Mikati formed his Cabinet in June 2011 and resigned in March 2013, paving the way for the appointment of Tammam Salam as the prime minister-designate for Lebanon.
Sader was reacting to Moody’s latest report which revises its outlook for Lebanon from stable to negative.
The ratings agency also downgraded the three leadings banks in the country due to their wide exposure to public debt and the government’s failure to implement reforms.
“Moody’s revised outlook of Lebanon’s sovereign debt has caused some surprise,” Sader said in an article published by the Association of Banks.
“But the reality is that it is an indication that the country is going in the wrong direction. The country has poor GDP growth (1.5 percent) and relatively high inflation (6.5 percent). It is a new warning from a neutral and credible institution.”
Sader blamed the rise of the debt on a number of factors, including the failure of Parliament to pass a number of important laws over the last four years.
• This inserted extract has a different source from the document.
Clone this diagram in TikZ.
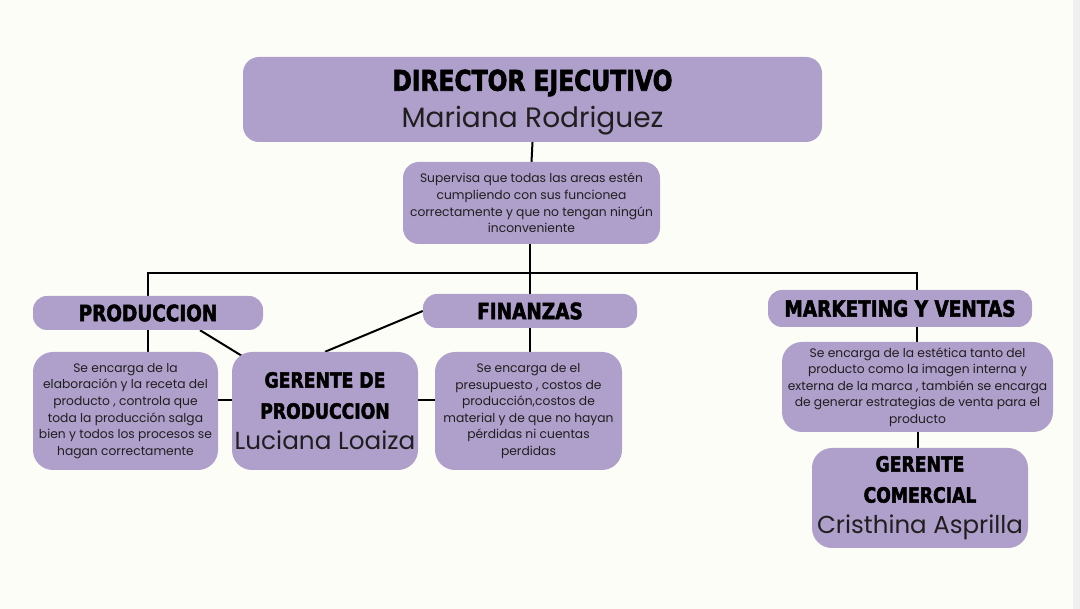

“Furthermore, the Parliament did not approve a single budget over the past four years although the endorsement of budgets, imposing of taxes and allocating new funds is part of the work of the Parliament,” he said.
Lebanon has been plagued by numerous political and economic problems that further exacerbated the situation in the country.
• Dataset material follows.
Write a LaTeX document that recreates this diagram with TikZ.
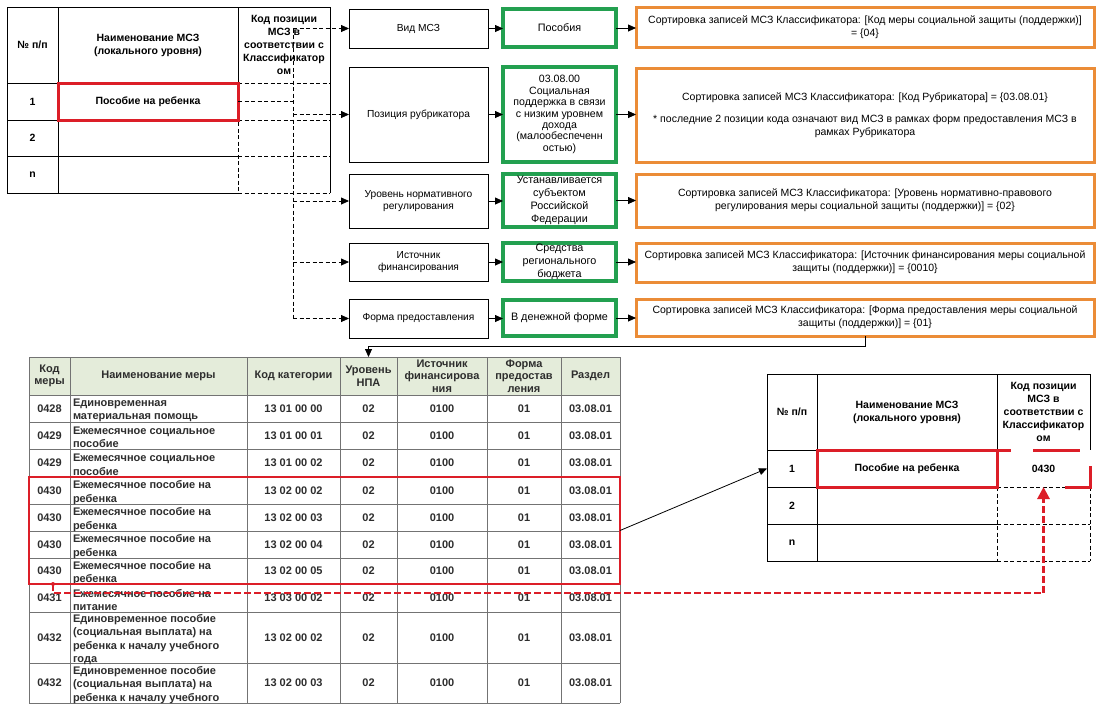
\documentclass[tikz,border=0pt]{standalone}
\usepackage{fontspec}
\setmainfont{Liberation Sans}
\usetikzlibrary{arrows.meta}
\definecolor{mygreen}{RGB}{35,160,80}
\definecolor{myorange}{RGB}{235,140,55}
\definecolor{myred}{RGB}{220,30,40}
\definecolor{hdgreen}{RGB}{228,236,218}
\definecolor{tgray}{RGB}{45,45,45}
\newcommand\myfs[2]{\fontsize{#1}{#2}\selectfont}
\newcommand\mybox[6]{\node[#1,minimum width={#4pt-#2pt},minimum height={#5pt-#3pt}] (#6) at ({(#2+#4)/2},{(#3+#5)/2})}
\newcommand\trow[6]{%
 \node[tc] (#1a) at (49.5,{(#2+#3)/2}) {#4};
 \node[tn] (#1b) at (73,{(#2+#3)/2+2}) {#5};
 \node[tc] (#1c) at (293.5,{(#2+#3)/2}) {#6};
 \node[tc] (#1d) at (368.5,{(#2+#3)/2}) {02};
 \node[tc] (#1e) at (442,{(#2+#3)/2}) {0100};
 \node[tc] (#1f) at (524,{(#2+#3)/2}) {01};
 \node[tc] (#1g) at (590.5,{(#2+#3)/2}) {03.08.01};
}
\begin{document}
\begin{tikzpicture}[x=1pt,y=-1pt,
  chain/.style={draw=black,line width=0.8pt,fill=white,align=center,inner sep=1pt,outer sep=0pt,font=\myfs{10.2}{12.8}},
  gbox/.style={draw=mygreen,line width=3.2pt,fill=white,align=center,inner sep=1pt,outer sep=0pt,font=\myfs{10.8}{13}},
  obox/.style={draw=myorange,line width=3pt,fill=white,align=center,inner sep=1pt,outer sep=0pt,font=\myfs{10.5}{12.8}},
  cell/.style={inner sep=0pt,outer sep=0pt,align=center},
  hd/.style={cell,font=\bfseries\myfs{10.5}{13}},
  redcell/.style={hd,draw=myred,line width=3pt},
  thd/.style={cell,text=tgray,font=\bfseries\myfs{11}{12.5}},
  tc/.style={cell,text=tgray,font=\bfseries\myfs{11}{13.5}},
  tn/.style={tc,anchor=west,align=left},
  tline/.style={line width=0.8pt,black},
  tdash/.style={line width=0.8pt,black,dash pattern=on 4pt off 2.5pt},
  gline/.style={line width=1pt,black!55},
  arr/.style={line width=0.8pt,-{Triangle[length=8pt,width=7pt]}},
  darr/.style={tdash,-{Triangle[length=8pt,width=7pt]}},
  reddash/.style={myred,line width=2.8pt,dash pattern=on 7pt off 3pt}
]
\useasboundingbox (0,0) rectangle (1102,710);
\fill[white] (0,0) rectangle (1102,710);

% ---------- top-left table ----------
\draw[tline] (238,7) -- (7,7) -- (7,193) -- (238,193);
\draw[tline] (58,7) -- (58,193);
\draw[tline] (238,7) -- (238,83);
\draw[tline] (7,83) -- (238,83) (7,120) -- (238,120) (7,156) -- (238,156);
\draw[tline] (238,7) -- (330,7) -- (330,193);
\draw[tdash] (238,83) -- (330,83) (238,120) -- (330,120) (238,156) -- (330,156) (238,193) -- (330,193);
\draw[tdash] (238,83) -- (238,193);
\mybox{hd}{7}{7}{58}{83}{tlh1}{№ п/п};
\mybox{hd}{58}{7}{238}{83}{tlh2}{Наименование МСЗ\\(локального уровня)};
\mybox{hd}{238}{7}{330}{83}{tlh3}{Код позиции\\МСЗ в\\соответствии с\\Классификатор\\ом};
\mybox{hd}{7}{83}{58}{120}{tlr1}{1};
\mybox{redcell}{58}{83}{238}{120}{tln}{Пособие на ребенка};
\mybox{cell}{238}{83}{330}{120}{tlcode}{};
\mybox{hd}{7}{120}{58}{156}{tlr2}{2};
\mybox{hd}{7}{156}{58}{193}{tlr3}{n};

% ---------- chain ----------
\mybox{chain}{349}{9}{488}{48}{vid}{Вид МСЗ};
\mybox{chain}{349}{67}{488}{162}{poz}{Позиция рубрикатора};
\mybox{chain}{349}{174}{488}{228}{ur}{Уровень нормативного\\регулирования};
\mybox{chain}{349}{243}{488}{281}{ist}{Источник\\финансирования};
\mybox{chain}{349}{299}{488}{338}{form}{Форма предоставления};

\mybox{gbox}{503}{9}{616}{47}{g1}{Пособия};
\mybox{gbox,font=\myfs{10.6}{11.4}}{503}{67}{616}{162}{g2}{03.08.00\\Социальная\\поддержка в связи\\с низким уровнем\\дохода\\(малообеспеченн\\остью)};
\mybox{gbox}{503}{174}{616}{227}{g3}{Устанавливается\\субъектом\\Российской\\Федерации};
\mybox{gbox}{503}{243}{616}{281}{g4}{Средства\\регионального\\бюджета};
\mybox{gbox}{503}{300}{616}{336}{g5}{В денежной форме};

\mybox{obox}{636}{7}{1094}{47}{o1}{Сортировка записей МСЗ Классификатора: [Код меры социальной защиты (поддержки)]\\= \{04\}};
\mybox{obox}{636}{68}{1094}{162}{o2}{Сортировка записей МСЗ Классификатора: [Код Рубрикатора] = \{03.08.01\}\\[9pt]* последние 2 позиции кода означают вид МСЗ в рамках форм предоставления МСЗ в\\рамках Рубрикатора};
\mybox{obox}{636}{174}{1094}{227}{o3}{Сортировка записей МСЗ Классификатора: [Уровень нормативно-правового\\регулирования меры социальной защиты (поддержки)] = \{02\}};
\mybox{obox}{636}{243}{1094}{282}{o4}{Сортировка записей МСЗ Классификатора: [Источник финансирования меры социальной\\защиты (поддержки)] = \{0010\}};
\mybox{obox}{636}{299}{1094}{336}{o5}{Сортировка записей МСЗ Классификатора: [Форма предоставления меры социальной\\защиты (поддержки)] = \{01\}};

\foreach \a/\b/\c in {vid/g1/o1,poz/g2/o2,ur/g3/o3,ist/g4/o4,form/g5/o5}{
  \draw[arr] (\a.east) -- (\a.east -| \b.west);
  \draw[arr] (\b.east) -- (\b.east -| \c.west);
}

% dashed trunk
\coordinate (tk) at (293,28.5);
\draw[tdash] (tk) -- (tk |- form.west);
\draw[tdash] (tlcode.west) -- (tlcode.west -| tk);
\foreach \n in {vid,poz,ur,ist,form}{
  \draw[darr] (tk |- \n.west) -- (\n.west);
}

% ---------- bottom table ----------
\fill[hdgreen] (29,357) rectangle (620,395);
\foreach \yy in {357,395,422,449,477,504,531,558,584,612,663,703}{
  \draw[gline] (29,\yy) -- (620,\yy);
}
\foreach \xx in {29,70,247,340,397,487,561,620}{
  \draw[gline] (\xx,357) -- (\xx,703);
}
\mybox{thd}{29}{357}{70}{395}{h1}{Код\\меры};
\mybox{thd}{70}{357}{247}{395}{h2}{Наименование меры};
\mybox{thd}{247}{357}{340}{395}{h3}{Код категории};
\mybox{thd}{340}{357}{397}{395}{h4}{Уровень\\НПА};
\mybox{thd}{397}{357}{487}{395}{h5}{Источник\\финансирова\\ния};
\mybox{thd}{487}{357}{561}{395}{h6}{Форма\\предостав\\ления};
\mybox{thd}{561}{357}{620}{395}{h7}{Раздел};

\trow{ra}{395}{422}{0428}{Единовременная\\материальная помощь}{13 01 00 00}
\trow{rb}{422}{449}{0429}{Ежемесячное социальное\\пособие}{13 01 00 01}
\trow{rc}{449}{477}{0429}{Ежемесячное социальное\\пособие}{13 01 00 02}
\trow{rd}{477}{504}{0430}{Ежемесячное пособие на\\ребенка}{13 02 00 02}
\trow{re}{504}{531}{0430}{Ежемесячное пособие на\\ребенка}{13 02 00 03}
\trow{rf}{531}{558}{0430}{Ежемесячное пособие на\\ребенка}{13 02 00 04}
\trow{rg}{558}{584}{0430}{Ежемесячное пособие на\\ребенка}{13 02 00 05}
\trow{rh}{584}{612}{0431}{Ежемесячное пособие на\\питание}{13 03 00 02}
\trow{ri}{612}{663}{0432}{Единовременное пособие\\(социальная выплата) на\\ребенка к началу учебного\\года}{13 02 00 02}
\trow{rj}{663}{703}{0432}{Единовременное пособие\\(социальная выплата) на\\ребенка к началу учебного}{13 02 00 03}

\mybox{cell,draw=myred,line width=1.3pt}{29}{477}{620}{584}{redsel}{};

% arrow from classifier to form
\draw[arr] (o5.south) -- ++(0,10) -| (h4.north);

% ---------- bottom-right table ----------
\draw[tline] (997,374) -- (767,374) -- (767,561) -- (997,561);
\draw[tline] (817,374) -- (817,561);
\draw[tline] (997,374) -- (997,487);
\draw[tline] (767,450) -- (997,450) (767,487) -- (997,487) (767,524) -- (997,524);
\draw[tline] (997,374) -- (1090,374) -- (1090,450);
\draw[tdash] (997,487) -- (1090,487) (997,524) -- (1090,524) (997,561) -- (1090,561);
\draw[tdash] (997,487) -- (997,561) (1090,487) -- (1090,561);
\mybox{hd}{767}{374}{817}{450}{brh1}{№ п/п};
\mybox{hd}{817}{374}{997}{450}{brh2}{Наименование МСЗ\\(локального уровня)};
\mybox{hd}{997}{374}{1090}{450}{brh3}{Код позиции\\МСЗ в\\соответствии с\\Классификатор\\ом};
\mybox{hd}{767}{450}{817}{487}{br1}{1};
\mybox{redcell}{817}{450}{997}{487}{brn}{Пособие на ребенка};
\mybox{hd}{997}{450}{1090}{487}{brcode}{0430};
\mybox{hd}{767}{487}{817}{524}{br2}{2};
\mybox{hd}{767}{524}{817}{561}{br3}{n};
\draw[myred,line width=3pt,dash pattern=on 14pt off 22pt on 47pt off 26pt on 46pt off 70pt] (997,450) -- (1090,450) -- (1090,487) -- (997,487);

\draw[arr] (redsel.east) -- (br1.west);

% red dashed link
\coordinate (rd0) at (53,584);
\fill[myred] (rd0) circle (2pt);
\draw[reddash,-{Triangle[length=12pt,width=12pt]}] (rd0) -- ++(0,9) -| (brcode.south);
\end{tikzpicture}
\end{document}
The spillover of the long running war in Syria and the failure to form a Cabinet or produce a new election law has also caused the GDP to decline to 2 percent and less.
Sader said that with God’s help and the Lebanese banks, the cost of borrowing had fallen in Lebanon’s history and thus did not contribute to a rise in the cost of debt servicing.
He pointed to reported tax evasion and Customs evasion, which contributed to the low government revenues.
“There is lot of reasons for the surge of the debt. The high cost of maintaining Electricite du Liban is one of the major reasons,” Sader said.
The government has allocated more than $2 billion to EDL in 2012 to cover the rising cost of fuel oil which runs the country’s power plants.
In the first three months of this year, the budget deficit surged by LL171 billion to reach LL1.181 trillion, or 26.02 percent, compared to LL1.009 trillion, or 22.26 percent, in the same period of last year.
This rise in budget deficit caused the primary surplus, excluding the cost of debt servicing, to drop by 0.16 percent to LL267 billion. The primary surplus in the first three months of 2012 stood at LL274 billion.
Economists fear public debt may rise to more than $62 billion at the end of 2013 if revenue declines and spending grows beyond control.